**Task to complete**. Transcribe the listing verbatim. Do not carry over any pictures.

**Material**.
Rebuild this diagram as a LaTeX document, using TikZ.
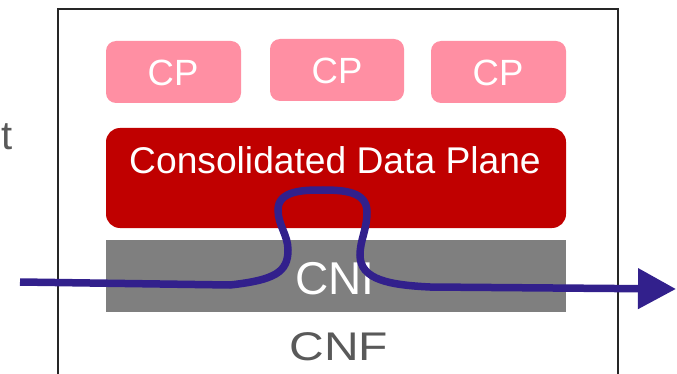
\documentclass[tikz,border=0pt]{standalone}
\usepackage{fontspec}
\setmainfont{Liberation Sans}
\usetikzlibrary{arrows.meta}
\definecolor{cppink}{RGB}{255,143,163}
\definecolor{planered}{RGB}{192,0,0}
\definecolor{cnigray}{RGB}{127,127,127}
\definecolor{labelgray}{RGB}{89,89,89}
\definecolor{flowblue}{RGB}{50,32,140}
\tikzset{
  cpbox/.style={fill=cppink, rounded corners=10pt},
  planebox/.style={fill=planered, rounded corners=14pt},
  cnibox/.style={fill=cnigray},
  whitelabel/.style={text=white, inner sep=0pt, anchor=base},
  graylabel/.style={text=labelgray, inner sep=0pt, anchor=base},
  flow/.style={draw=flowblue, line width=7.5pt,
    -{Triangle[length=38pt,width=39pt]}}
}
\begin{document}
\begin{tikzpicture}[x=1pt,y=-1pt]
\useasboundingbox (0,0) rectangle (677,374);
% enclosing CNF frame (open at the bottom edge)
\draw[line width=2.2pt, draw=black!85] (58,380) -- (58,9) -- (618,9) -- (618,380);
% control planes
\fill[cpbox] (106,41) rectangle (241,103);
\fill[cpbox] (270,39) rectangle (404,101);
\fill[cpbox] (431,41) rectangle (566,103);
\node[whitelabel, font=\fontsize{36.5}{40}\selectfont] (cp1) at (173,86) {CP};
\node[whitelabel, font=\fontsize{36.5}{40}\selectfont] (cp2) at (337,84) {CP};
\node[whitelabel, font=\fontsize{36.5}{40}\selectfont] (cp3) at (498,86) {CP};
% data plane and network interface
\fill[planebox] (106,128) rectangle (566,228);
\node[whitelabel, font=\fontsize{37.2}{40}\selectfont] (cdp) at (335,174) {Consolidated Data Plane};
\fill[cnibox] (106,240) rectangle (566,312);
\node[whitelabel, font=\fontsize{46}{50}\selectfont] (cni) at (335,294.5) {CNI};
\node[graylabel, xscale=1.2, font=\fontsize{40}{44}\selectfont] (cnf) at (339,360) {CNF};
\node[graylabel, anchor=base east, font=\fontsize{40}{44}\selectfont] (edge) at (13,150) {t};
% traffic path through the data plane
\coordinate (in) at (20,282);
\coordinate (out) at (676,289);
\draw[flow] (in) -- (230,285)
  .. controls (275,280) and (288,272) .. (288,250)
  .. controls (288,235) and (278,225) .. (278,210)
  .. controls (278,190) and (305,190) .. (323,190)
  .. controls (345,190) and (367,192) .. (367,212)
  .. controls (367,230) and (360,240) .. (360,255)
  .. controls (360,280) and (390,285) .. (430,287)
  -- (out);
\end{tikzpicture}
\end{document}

**Output of the exercise**.
Rebuild this diagram as a LaTeX document, using TikZ.
\documentclass[tikz,border=0pt]{standalone}
\usepackage{fontspec}
\setmainfont{Liberation Sans}
\usetikzlibrary{arrows.meta}
\definecolor{cppink}{RGB}{255,143,163}
\definecolor{planered}{RGB}{192,0,0}
\definecolor{cnigray}{RGB}{127,127,127}
\definecolor{labelgray}{RGB}{89,89,89}
\definecolor{flowblue}{RGB}{50,32,140}
\tikzset{
  cpbox/.style={fill=cppink, rounded corners=10pt},
  planebox/.style={fill=planered, rounded corners=14pt},
  cnibox/.style={fill=cnigray},
  whitelabel/.style={text=white, inner sep=0pt, anchor=base},
  graylabel/.style={text=labelgray, inner sep=0pt, anchor=base},
  flow/.style={draw=flowblue, line width=7.5pt,
    -{Triangle[length=38pt,width=39pt]}}
}
\begin{document}
\begin{tikzpicture}[x=1pt,y=-1pt]
\useasboundingbox (0,0) rectangle (677,374);
% enclosing CNF frame (open at the bottom edge)
\draw[line width=2.2pt, draw=black!85] (58,380) -- (58,9) -- (618,9) -- (618,380);
% control planes
\fill[cpbox] (106,41) rectangle (241,103);
\fill[cpbox] (270,39) rectangle (404,101);
\fill[cpbox] (431,41) rectangle (566,103);
\node[whitelabel, font=\fontsize{36.5}{40}\selectfont] (cp1) at (173,86) {CP};
\node[whitelabel, font=\fontsize{36.5}{40}\selectfont] (cp2) at (337,84) {CP};
\node[whitelabel, font=\fontsize{36.5}{40}\selectfont] (cp3) at (498,86) {CP};
% data plane and network interface
\fill[planebox] (106,128) rectangle (566,228);
\node[whitelabel, font=\fontsize{37.2}{40}\selectfont] (cdp) at (335,174) {Consolidated Data Plane};
\fill[cnibox] (106,240) rectangle (566,312);
\node[whitelabel, font=\fontsize{46}{50}\selectfont] (cni) at (335,294.5) {CNI};
\node[graylabel, xscale=1.2, font=\fontsize{40}{44}\selectfont] (cnf) at (339,360) {CNF};
\node[graylabel, anchor=base east, font=\fontsize{40}{44}\selectfont] (edge) at (13,150) {t};
% traffic path through the data plane
\coordinate (in) at (20,282);
\coordinate (out) at (676,289);
\draw[flow] (in) -- (230,285)
  .. controls (275,280) and (288,272) .. (288,250)
  .. controls (288,235) and (278,225) .. (278,210)
  .. controls (278,190) and (305,190) .. (323,190)
  .. controls (345,190) and (367,192) .. (367,212)
  .. controls (367,230) and (360,240) .. (360,255)
  .. controls (360,280) and (390,285) .. (430,287)
  -- (out);
\end{tikzpicture}
\end{document}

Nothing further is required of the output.